**STORED RECORDS**
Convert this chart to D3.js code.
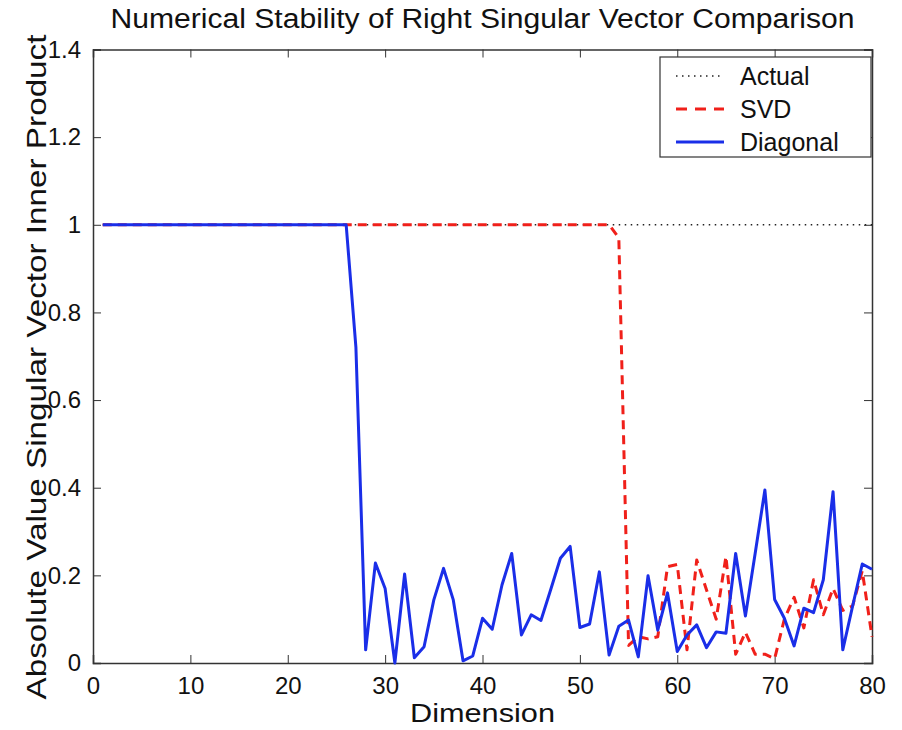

---

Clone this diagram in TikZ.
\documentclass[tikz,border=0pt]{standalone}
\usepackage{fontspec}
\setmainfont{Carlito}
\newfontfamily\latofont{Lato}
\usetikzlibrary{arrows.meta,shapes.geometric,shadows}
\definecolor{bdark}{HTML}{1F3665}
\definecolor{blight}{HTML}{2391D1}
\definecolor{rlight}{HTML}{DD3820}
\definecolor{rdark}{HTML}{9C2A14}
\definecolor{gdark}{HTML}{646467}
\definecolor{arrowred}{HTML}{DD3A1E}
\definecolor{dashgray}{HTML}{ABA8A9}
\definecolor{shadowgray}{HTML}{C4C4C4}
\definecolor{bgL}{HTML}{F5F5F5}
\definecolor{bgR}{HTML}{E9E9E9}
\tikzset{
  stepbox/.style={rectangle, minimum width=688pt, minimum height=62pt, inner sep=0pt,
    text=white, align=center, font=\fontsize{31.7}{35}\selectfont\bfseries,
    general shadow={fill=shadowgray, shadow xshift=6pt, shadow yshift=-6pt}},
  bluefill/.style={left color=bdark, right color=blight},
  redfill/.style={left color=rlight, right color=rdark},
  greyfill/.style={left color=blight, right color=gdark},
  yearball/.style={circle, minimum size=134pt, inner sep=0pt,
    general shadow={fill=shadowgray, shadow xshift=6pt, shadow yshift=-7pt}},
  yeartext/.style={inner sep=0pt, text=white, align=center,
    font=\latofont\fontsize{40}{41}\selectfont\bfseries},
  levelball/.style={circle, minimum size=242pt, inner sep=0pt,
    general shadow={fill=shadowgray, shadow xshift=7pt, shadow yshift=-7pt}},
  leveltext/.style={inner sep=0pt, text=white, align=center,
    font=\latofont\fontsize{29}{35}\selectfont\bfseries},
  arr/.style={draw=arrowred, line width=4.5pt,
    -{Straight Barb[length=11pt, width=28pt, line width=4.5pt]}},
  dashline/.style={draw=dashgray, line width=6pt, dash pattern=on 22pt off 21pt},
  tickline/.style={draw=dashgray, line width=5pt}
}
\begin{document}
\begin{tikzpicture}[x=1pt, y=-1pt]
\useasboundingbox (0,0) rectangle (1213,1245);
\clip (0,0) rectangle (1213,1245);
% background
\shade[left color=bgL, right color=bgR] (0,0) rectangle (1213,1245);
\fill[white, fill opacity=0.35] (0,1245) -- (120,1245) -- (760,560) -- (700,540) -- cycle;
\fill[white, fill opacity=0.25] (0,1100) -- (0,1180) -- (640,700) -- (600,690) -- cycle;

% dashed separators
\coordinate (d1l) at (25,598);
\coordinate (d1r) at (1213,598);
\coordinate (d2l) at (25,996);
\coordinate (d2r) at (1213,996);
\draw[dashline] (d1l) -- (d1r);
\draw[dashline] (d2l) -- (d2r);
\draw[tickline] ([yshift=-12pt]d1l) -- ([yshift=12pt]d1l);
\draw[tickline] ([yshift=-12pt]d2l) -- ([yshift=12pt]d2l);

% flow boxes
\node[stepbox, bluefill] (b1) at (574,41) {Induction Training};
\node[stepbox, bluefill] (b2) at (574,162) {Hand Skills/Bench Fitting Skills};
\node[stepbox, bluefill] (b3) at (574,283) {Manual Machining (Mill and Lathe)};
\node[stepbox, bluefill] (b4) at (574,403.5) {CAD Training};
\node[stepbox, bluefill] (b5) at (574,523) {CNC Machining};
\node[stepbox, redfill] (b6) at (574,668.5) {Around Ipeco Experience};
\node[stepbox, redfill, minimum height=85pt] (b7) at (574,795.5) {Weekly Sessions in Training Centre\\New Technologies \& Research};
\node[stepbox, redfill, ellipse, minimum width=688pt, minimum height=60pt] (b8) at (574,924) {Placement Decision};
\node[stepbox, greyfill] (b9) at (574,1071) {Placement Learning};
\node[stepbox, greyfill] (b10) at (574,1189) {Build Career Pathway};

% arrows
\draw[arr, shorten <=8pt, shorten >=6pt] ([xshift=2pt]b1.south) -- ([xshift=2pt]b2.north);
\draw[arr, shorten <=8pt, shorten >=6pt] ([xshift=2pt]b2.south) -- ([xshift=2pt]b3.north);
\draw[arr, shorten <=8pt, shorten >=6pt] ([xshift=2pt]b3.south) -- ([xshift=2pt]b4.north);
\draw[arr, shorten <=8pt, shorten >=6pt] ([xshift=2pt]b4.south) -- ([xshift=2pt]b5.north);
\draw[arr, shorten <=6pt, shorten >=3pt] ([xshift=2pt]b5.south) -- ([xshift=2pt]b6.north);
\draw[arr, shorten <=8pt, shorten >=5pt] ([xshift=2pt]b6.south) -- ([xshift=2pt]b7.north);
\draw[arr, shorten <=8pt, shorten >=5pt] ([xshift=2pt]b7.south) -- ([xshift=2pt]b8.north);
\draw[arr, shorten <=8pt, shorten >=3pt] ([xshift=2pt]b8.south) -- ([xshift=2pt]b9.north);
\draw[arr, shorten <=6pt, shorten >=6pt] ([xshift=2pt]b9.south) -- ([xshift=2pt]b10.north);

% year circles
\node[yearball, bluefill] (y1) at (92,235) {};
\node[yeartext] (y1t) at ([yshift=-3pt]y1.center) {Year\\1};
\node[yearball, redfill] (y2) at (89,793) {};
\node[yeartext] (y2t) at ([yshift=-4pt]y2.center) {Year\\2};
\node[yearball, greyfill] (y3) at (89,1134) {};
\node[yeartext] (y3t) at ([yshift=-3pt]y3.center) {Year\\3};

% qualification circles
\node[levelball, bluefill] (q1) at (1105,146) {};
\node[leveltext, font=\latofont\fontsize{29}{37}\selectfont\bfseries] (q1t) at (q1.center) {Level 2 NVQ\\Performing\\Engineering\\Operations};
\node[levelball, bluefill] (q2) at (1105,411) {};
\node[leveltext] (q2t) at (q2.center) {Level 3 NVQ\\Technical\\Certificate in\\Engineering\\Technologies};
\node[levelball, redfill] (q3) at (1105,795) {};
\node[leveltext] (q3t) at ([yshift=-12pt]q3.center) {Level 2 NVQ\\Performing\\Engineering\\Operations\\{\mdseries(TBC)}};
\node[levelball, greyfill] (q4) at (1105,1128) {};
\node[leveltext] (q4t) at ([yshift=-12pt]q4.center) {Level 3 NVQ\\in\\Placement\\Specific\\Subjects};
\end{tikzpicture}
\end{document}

**TO DO**
Which lines in the data above contain "this"? Show each one.

**OUTPUT OF THE EXERCISE**
Convert this chart to D3.js code.
Clone this diagram in TikZ.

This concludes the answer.